╭─ Material provided

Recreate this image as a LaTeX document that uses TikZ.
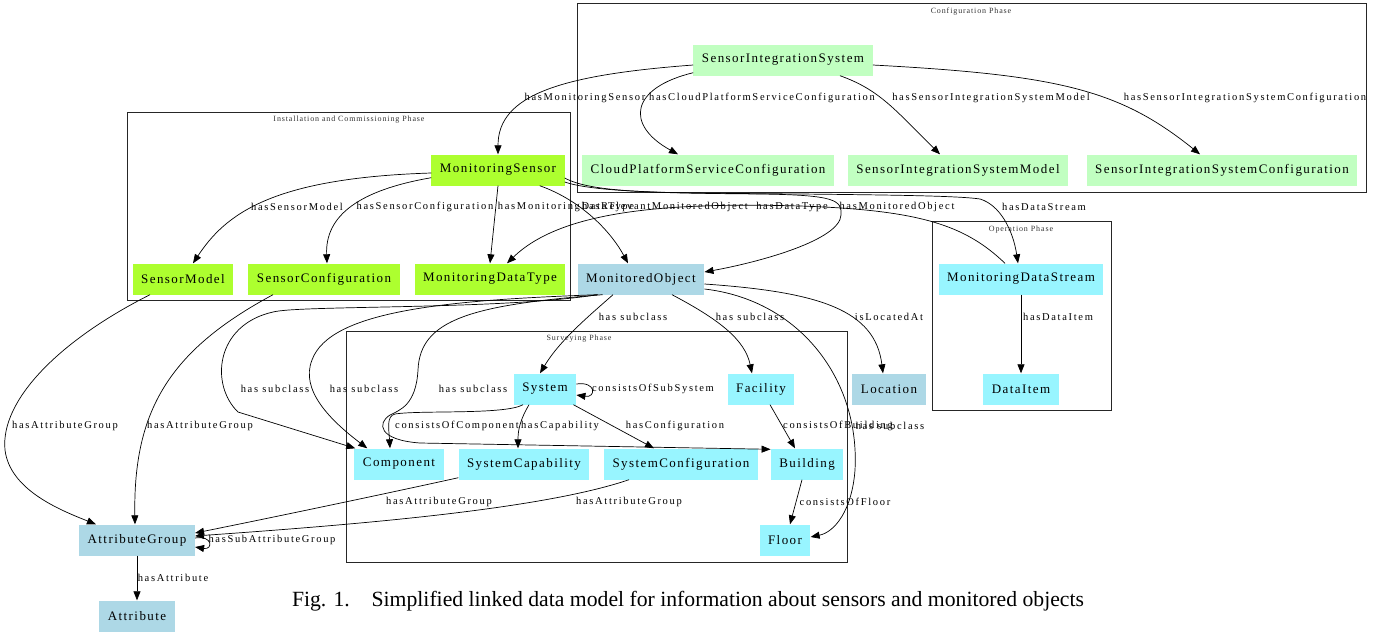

╰─
╭─ Material provided

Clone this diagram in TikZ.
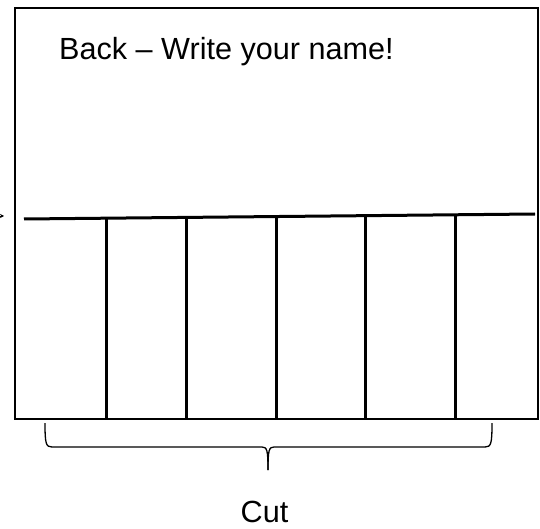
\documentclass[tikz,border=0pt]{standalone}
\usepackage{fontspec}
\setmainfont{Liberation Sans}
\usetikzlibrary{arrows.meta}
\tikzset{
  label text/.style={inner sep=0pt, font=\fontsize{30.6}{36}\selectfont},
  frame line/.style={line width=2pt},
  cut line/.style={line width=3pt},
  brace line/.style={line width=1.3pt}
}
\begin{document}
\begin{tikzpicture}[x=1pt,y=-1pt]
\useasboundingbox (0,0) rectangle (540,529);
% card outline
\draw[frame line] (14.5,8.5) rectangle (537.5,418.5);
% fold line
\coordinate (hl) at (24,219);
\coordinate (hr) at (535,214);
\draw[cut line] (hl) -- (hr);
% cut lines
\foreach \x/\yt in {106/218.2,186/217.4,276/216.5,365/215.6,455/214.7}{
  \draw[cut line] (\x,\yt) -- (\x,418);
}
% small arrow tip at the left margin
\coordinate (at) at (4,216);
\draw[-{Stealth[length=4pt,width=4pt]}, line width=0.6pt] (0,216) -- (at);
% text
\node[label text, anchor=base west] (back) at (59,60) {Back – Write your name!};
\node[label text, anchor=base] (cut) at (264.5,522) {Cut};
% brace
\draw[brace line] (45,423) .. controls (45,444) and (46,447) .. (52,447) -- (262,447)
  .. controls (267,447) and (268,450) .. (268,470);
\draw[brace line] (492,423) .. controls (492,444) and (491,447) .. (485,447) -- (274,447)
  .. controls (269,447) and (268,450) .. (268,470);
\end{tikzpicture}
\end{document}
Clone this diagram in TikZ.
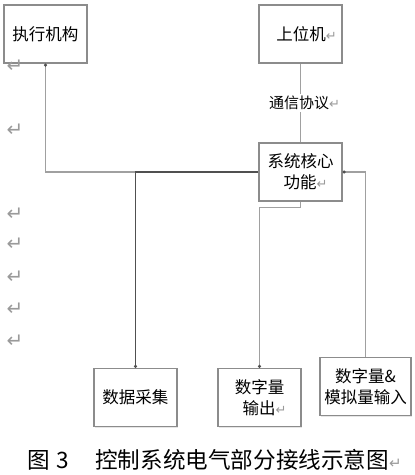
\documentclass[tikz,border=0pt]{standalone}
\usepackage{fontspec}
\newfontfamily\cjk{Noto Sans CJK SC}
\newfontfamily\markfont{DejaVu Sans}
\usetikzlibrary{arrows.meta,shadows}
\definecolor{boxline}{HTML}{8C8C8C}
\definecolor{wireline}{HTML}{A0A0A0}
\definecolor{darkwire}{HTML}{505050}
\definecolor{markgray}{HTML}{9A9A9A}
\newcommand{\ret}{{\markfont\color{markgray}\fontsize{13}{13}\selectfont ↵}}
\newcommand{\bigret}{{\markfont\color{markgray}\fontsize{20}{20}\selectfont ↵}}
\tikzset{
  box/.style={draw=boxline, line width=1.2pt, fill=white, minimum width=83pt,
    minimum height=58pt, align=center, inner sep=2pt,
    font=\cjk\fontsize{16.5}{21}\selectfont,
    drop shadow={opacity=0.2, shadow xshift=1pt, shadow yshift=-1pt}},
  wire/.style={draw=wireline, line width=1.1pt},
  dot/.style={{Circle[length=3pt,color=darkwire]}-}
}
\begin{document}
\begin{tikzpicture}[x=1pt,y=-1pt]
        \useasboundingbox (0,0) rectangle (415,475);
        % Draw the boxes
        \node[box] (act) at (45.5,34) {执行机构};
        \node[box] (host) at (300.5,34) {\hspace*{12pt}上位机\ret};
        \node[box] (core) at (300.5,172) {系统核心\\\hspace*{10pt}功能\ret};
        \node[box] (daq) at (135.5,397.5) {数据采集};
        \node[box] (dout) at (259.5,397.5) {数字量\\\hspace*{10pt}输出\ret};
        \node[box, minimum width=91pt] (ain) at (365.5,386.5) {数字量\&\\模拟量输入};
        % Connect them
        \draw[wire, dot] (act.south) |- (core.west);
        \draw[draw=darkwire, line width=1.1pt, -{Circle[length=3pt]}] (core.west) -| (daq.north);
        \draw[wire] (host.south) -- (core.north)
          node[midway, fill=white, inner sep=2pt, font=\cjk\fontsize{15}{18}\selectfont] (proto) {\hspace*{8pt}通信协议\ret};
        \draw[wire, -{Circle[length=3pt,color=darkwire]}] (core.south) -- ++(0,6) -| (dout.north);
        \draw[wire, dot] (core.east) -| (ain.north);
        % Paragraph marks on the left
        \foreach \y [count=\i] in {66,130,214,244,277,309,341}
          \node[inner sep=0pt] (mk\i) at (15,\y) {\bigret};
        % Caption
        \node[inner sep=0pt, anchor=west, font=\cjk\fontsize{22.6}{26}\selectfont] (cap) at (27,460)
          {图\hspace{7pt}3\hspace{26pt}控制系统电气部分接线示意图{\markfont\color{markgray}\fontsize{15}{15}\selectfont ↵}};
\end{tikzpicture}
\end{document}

╰─
╭─ Material provided

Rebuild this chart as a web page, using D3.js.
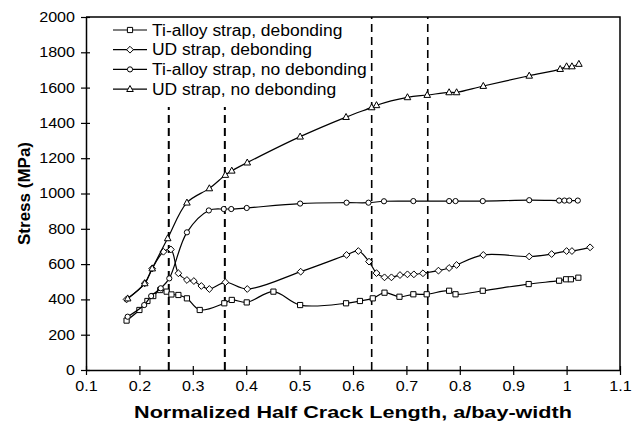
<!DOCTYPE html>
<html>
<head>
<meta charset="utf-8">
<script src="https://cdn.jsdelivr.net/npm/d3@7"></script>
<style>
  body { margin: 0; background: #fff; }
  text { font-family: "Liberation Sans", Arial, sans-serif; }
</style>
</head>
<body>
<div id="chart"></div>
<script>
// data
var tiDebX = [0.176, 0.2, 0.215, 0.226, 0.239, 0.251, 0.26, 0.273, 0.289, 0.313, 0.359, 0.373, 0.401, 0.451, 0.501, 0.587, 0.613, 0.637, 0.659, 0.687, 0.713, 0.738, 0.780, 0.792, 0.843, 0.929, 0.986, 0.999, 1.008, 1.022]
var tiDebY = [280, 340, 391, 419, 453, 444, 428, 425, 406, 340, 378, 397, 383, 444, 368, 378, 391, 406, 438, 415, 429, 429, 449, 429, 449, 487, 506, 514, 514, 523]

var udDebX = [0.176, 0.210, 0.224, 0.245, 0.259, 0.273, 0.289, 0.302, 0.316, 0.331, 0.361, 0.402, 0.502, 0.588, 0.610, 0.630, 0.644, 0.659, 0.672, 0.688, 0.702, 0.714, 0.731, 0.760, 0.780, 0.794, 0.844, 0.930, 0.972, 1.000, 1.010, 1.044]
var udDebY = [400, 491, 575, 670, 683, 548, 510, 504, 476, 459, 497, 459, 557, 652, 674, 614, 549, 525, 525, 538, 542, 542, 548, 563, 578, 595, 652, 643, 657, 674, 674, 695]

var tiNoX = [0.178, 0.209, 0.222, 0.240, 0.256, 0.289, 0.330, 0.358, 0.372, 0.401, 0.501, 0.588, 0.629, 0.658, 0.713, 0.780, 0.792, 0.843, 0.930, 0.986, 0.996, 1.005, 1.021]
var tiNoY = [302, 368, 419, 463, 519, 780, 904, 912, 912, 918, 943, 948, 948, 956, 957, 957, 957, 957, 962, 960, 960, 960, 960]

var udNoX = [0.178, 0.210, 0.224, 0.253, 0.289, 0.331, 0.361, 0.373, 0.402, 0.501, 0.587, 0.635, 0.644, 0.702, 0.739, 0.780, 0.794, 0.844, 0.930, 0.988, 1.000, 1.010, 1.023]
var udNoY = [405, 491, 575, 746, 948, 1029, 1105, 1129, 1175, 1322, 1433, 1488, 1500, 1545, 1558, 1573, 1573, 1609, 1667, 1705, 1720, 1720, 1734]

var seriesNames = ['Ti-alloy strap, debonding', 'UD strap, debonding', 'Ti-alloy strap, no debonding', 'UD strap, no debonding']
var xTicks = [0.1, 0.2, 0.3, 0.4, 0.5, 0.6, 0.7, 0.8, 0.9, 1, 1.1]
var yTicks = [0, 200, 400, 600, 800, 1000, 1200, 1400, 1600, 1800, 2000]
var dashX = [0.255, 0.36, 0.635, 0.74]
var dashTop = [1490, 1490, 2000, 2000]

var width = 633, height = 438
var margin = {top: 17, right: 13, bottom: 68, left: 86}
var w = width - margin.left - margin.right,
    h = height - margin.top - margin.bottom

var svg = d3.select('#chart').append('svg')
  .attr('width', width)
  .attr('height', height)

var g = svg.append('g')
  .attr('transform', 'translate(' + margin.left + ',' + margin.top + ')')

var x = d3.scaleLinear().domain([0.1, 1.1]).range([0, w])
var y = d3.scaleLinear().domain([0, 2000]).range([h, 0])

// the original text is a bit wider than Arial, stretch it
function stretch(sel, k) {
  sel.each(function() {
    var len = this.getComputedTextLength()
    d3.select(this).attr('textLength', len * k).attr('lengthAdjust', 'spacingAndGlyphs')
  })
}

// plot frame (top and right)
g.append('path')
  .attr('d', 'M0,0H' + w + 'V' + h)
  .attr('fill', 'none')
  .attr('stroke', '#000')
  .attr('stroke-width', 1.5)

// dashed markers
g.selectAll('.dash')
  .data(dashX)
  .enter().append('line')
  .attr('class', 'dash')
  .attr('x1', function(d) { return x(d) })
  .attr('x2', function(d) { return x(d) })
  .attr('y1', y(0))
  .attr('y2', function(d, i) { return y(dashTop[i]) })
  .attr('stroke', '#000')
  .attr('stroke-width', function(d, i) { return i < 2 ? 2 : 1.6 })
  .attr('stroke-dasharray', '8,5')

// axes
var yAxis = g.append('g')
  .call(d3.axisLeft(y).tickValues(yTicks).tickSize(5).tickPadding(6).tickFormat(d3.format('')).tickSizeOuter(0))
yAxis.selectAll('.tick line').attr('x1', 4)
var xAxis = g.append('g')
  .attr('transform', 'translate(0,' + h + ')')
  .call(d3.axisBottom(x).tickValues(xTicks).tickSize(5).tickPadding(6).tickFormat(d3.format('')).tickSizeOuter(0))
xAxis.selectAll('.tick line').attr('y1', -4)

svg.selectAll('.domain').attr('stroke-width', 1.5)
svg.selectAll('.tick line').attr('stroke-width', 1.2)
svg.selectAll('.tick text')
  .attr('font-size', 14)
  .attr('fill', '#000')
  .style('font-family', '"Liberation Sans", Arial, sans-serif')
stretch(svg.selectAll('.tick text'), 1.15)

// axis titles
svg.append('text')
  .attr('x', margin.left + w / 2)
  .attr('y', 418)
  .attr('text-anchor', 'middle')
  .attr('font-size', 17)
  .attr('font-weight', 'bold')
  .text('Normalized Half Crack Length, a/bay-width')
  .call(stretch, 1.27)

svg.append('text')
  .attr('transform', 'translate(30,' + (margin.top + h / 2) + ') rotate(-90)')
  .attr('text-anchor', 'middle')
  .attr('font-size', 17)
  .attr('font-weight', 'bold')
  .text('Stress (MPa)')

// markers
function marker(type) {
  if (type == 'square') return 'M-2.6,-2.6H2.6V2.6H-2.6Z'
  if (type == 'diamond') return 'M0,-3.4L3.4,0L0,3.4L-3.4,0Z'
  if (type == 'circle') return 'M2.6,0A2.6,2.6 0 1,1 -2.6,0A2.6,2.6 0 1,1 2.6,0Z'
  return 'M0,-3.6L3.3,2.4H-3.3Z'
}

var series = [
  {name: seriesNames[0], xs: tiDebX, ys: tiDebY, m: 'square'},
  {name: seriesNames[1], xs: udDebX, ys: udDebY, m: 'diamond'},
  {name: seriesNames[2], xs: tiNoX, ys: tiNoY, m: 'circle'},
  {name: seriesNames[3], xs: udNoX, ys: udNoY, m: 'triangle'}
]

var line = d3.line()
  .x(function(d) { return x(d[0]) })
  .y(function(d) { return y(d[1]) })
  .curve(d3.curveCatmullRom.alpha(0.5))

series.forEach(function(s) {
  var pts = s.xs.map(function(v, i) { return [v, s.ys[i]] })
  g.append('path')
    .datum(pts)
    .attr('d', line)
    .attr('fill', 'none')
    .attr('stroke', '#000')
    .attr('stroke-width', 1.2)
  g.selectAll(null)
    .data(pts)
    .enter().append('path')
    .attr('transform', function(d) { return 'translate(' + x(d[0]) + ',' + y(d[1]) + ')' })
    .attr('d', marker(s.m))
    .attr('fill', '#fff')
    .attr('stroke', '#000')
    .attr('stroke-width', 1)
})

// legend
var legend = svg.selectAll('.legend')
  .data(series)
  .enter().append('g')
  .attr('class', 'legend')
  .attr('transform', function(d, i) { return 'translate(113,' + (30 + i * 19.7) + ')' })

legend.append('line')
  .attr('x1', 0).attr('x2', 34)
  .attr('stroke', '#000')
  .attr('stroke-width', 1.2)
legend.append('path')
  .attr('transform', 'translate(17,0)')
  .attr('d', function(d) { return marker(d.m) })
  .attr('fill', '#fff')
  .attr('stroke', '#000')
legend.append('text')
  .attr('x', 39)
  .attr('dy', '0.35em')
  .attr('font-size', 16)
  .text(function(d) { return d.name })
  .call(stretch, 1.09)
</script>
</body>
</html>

╰─

### Prompt:
Look above for the line with "Rebuild this chart" and copy exactly from it through the line with "960, 960, 960]", both included. Omit the pictures.

### The answer:
Rebuild this chart as a web page, using D3.js.
<!DOCTYPE html>
<html>
<head>
<meta charset="utf-8">
<script src="https://cdn.jsdelivr.net/npm/d3@7"></script>
<style>
  body { margin: 0; background: #fff; }
  text { font-family: "Liberation Sans", Arial, sans-serif; }
</style>
</head>
<body>
<div id="chart"></div>
<script>
// data
var tiDebX = [0.176, 0.2, 0.215, 0.226, 0.239, 0.251, 0.26, 0.273, 0.289, 0.313, 0.359, 0.373, 0.401, 0.451, 0.501, 0.587, 0.613, 0.637, 0.659, 0.687, 0.713, 0.738, 0.780, 0.792, 0.843, 0.929, 0.986, 0.999, 1.008, 1.022]
var tiDebY = [280, 340, 391, 419, 453, 444, 428, 425, 406, 340, 378, 397, 383, 444, 368, 378, 391, 406, 438, 415, 429, 429, 449, 429, 449, 487, 506, 514, 514, 523]

var udDebX = [0.176, 0.210, 0.224, 0.245, 0.259, 0.273, 0.289, 0.302, 0.316, 0.331, 0.361, 0.402, 0.502, 0.588, 0.610, 0.630, 0.644, 0.659, 0.672, 0.688, 0.702, 0.714, 0.731, 0.760, 0.780, 0.794, 0.844, 0.930, 0.972, 1.000, 1.010, 1.044]
var udDebY = [400, 491, 575, 670, 683, 548, 510, 504, 476, 459, 497, 459, 557, 652, 674, 614, 549, 525, 525, 538, 542, 542, 548, 563, 578, 595, 652, 643, 657, 674, 674, 695]

var tiNoX = [0.178, 0.209, 0.222, 0.240, 0.256, 0.289, 0.330, 0.358, 0.372, 0.401, 0.501, 0.588, 0.629, 0.658, 0.713, 0.780, 0.792, 0.843, 0.930, 0.986, 0.996, 1.005, 1.021]
var tiNoY = [302, 368, 419, 463, 519, 780, 904, 912, 912, 918, 943, 948, 948, 956, 957, 957, 957, 957, 962, 960, 960, 960, 960]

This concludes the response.